Après avoir additionné les prix, Marie-Laure Garnier enchaîne les rôles. Elle sera à l’affiche d’une nouvelle production de Porgy and Bess de Gershwin à l’Opéra national de Bordeaux. Rencontre avec une soprano à la hausse.

Marie-Laure Garnier. SDP

Vous allez endosser le rôle de l’héroïne de Porgy and Bess à l’Opéra national de Bordeaux. En 2023, est-ce important qu’une soprano d’origine ultramarine incarne Bess, aux côtés du Porgy de Joé Bertili, baryton- basse guadeloupéen ?

C’est, en effet, une très belle occasion qui nous est offerte. Je suis très heureuse de partager la scène avec Joé Bertili et Axelle Fanyo qui sont, comme moi, de jeunes chanteurs français. Voilà une belle marque de confiance qui, peut-être, donnera l’idée à d’autres maisons de monter cet opéra. Nous avons en France toutes les voix pour. Gershwin a composé cette œuvre soixante-dix ans après la fin de l’esclavage aux États-Unis, et donc en pleine ségrégation raciale. Dans Porgy and Bess, il cherche à lutter contre cette discrimination et opère un tour de force en imposant une distribution exclusivement composée de chanteurs noirs, excepté deux rôles parlés. Jusqu’à présent, le vœu du compositeur, inscrit dans son testament, est encore respecté, notamment grâce au regard de ses ayants droit, sauf en Hongrie en 2018. On peut aisément s’interroger sur la pertinence de cette règle aujourd’hui. Cet opéra serait-il plausible avec des interprètes d’une autre couleur de peau ? Pourrions-nous transposer l’histoire ? De quoi est-il vraiment question ? Quel est le réel enjeu ?

Votre travail avec les équipes de la production bordelaise n’a pas encore débuté. Cependant, quelles facettes d’une jeune femme des bas-fonds de Charleston souhaitez-vous transmettre au public ?

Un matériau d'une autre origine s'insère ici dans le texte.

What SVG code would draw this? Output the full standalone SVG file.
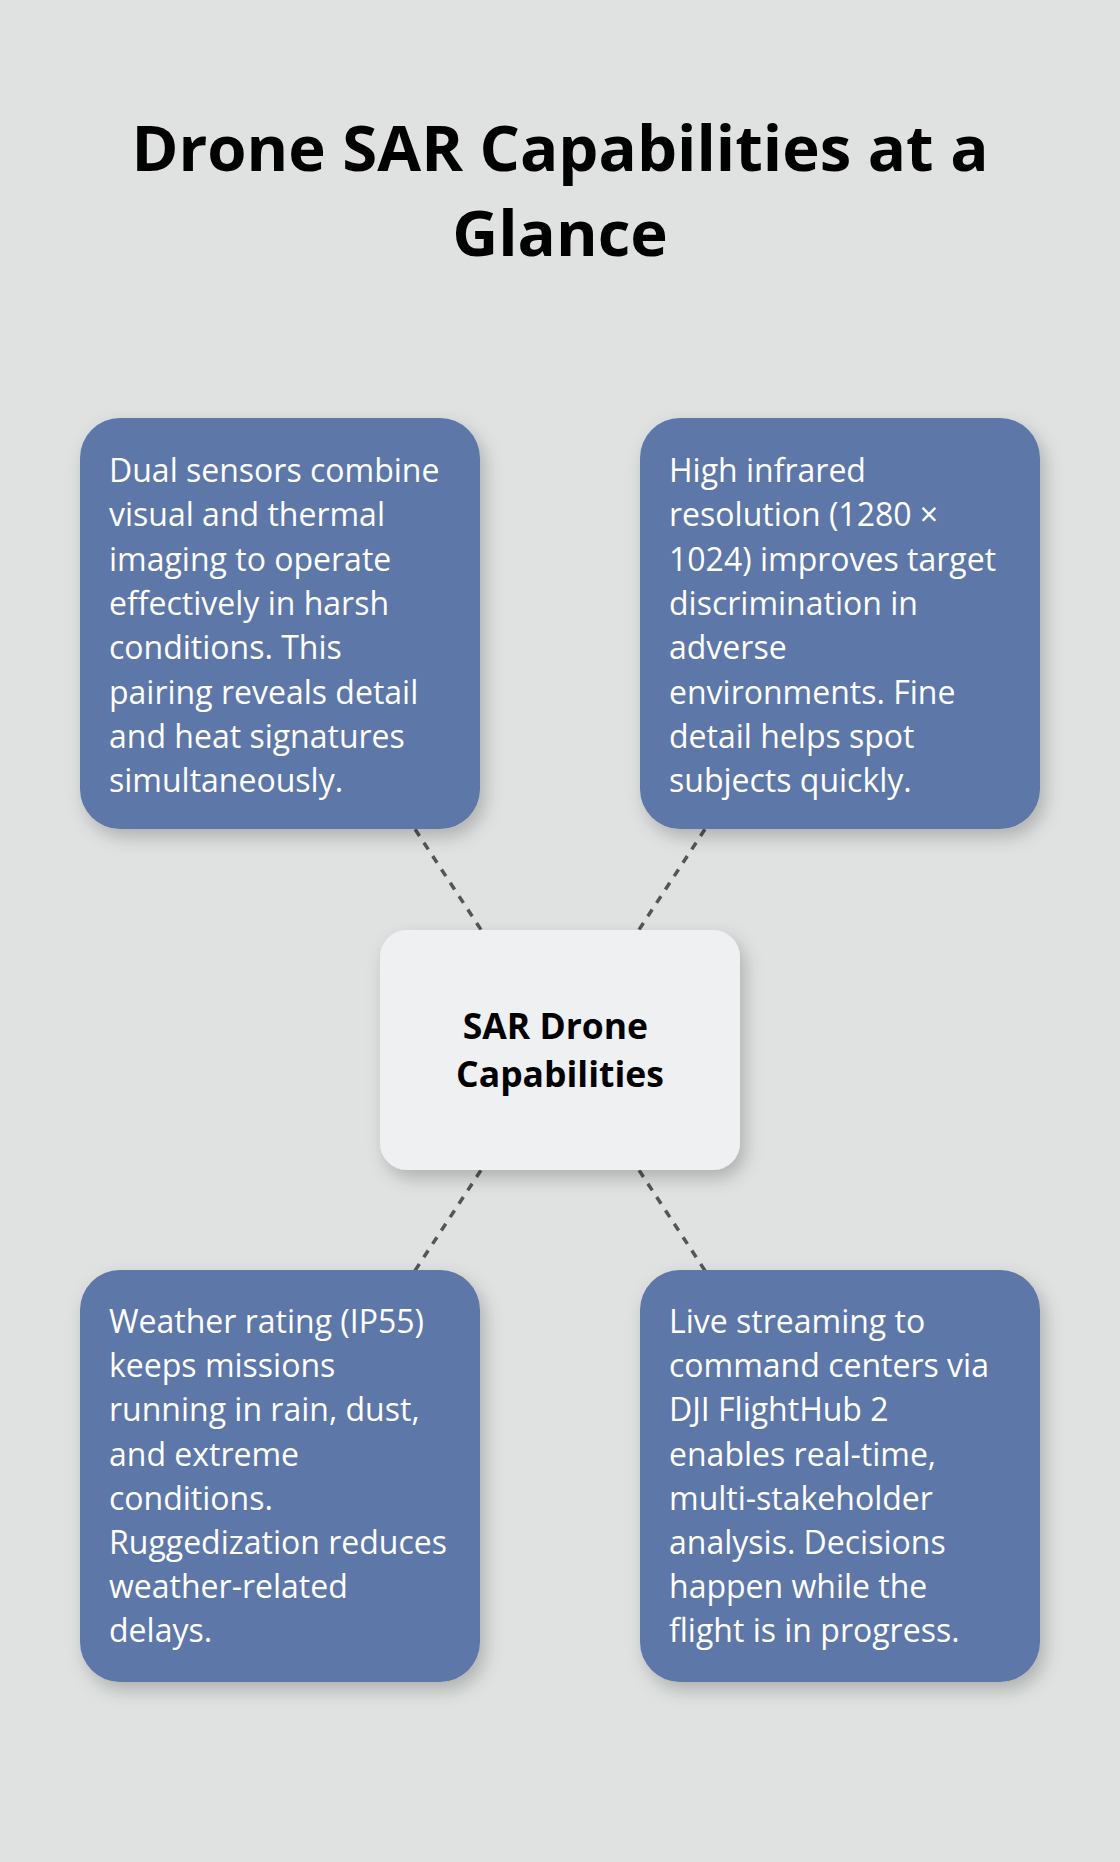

J’ai hâte de débuter le travail avec Emmanuelle Bastet afin de façonner ensemble le personnage de Bess ! L’un des enjeux de ce rôle réside dans sa complexité, sa dualité. Bess est tiraillée entre une vie paisible et honnête, avec des valeurs spirituelles – mais dans un quartier pauvre –, avec Porgy dont elle tombe amoureuse et une vie pleine de paillettes à New York que lui fait espérer son amant Sportin’Life. Au fond, la jeune femme sait quel serait le meilleur choix à faire pour sortir de sa condition, et pourtant… J’ai découvert la musique de Gershwin pendant mon adolescence. J’écoutais en boucle les sublimissimes Ella Fitzgerald, Nina Simone, Billie Holiday interpréter des standards de jazz tels que « I Loves You Porgy » ou encore « Summertime ». Plus tard, ayant la direction artistique du programme Les Voix du littoral en Guyane, je me suis beaucoup intéressée aux chœurs de cet opéra. Pour composer Porgy and Bess, Gershwin est allé en immersion dans le sud des États-Unis, et cela se ressent, tant sa musique est empreinte de spiritualité comme dans « Leavin’ for the Promise’ Land » ou « Oh Lawd I’m on My Way ».

Depuis vos distinctions au Concours Voix d’Outre-mer en 2019 puis aux Victoires de la musique classique en 2021, votre parcours s’accélère. Au Capitole, le public toulousain vous a applaudie dans de beaux seconds rôles, telles Junon de Platée, une servante d’Elektra, puis le chœur féminin dans Le Viol de Lucrèce de Britten. Quelles qualités et ressources développez-vous pour aborder ces profils ?

D’une façon quelque peu simpliste, je mets un point d’honneur à poursuivre un travail technique régulier, afin de garder une bonne santé vocale. Mais en réalité, s’il y a une chose importante que je développe, c’est la confiance dans mon instrument, cette voix chaude, lumineuse, ample certes, et souple à la fois. Je réalise combien mon chant progresse au fil des rôles et les possibilités qui me sont offertes à court et moyen termes.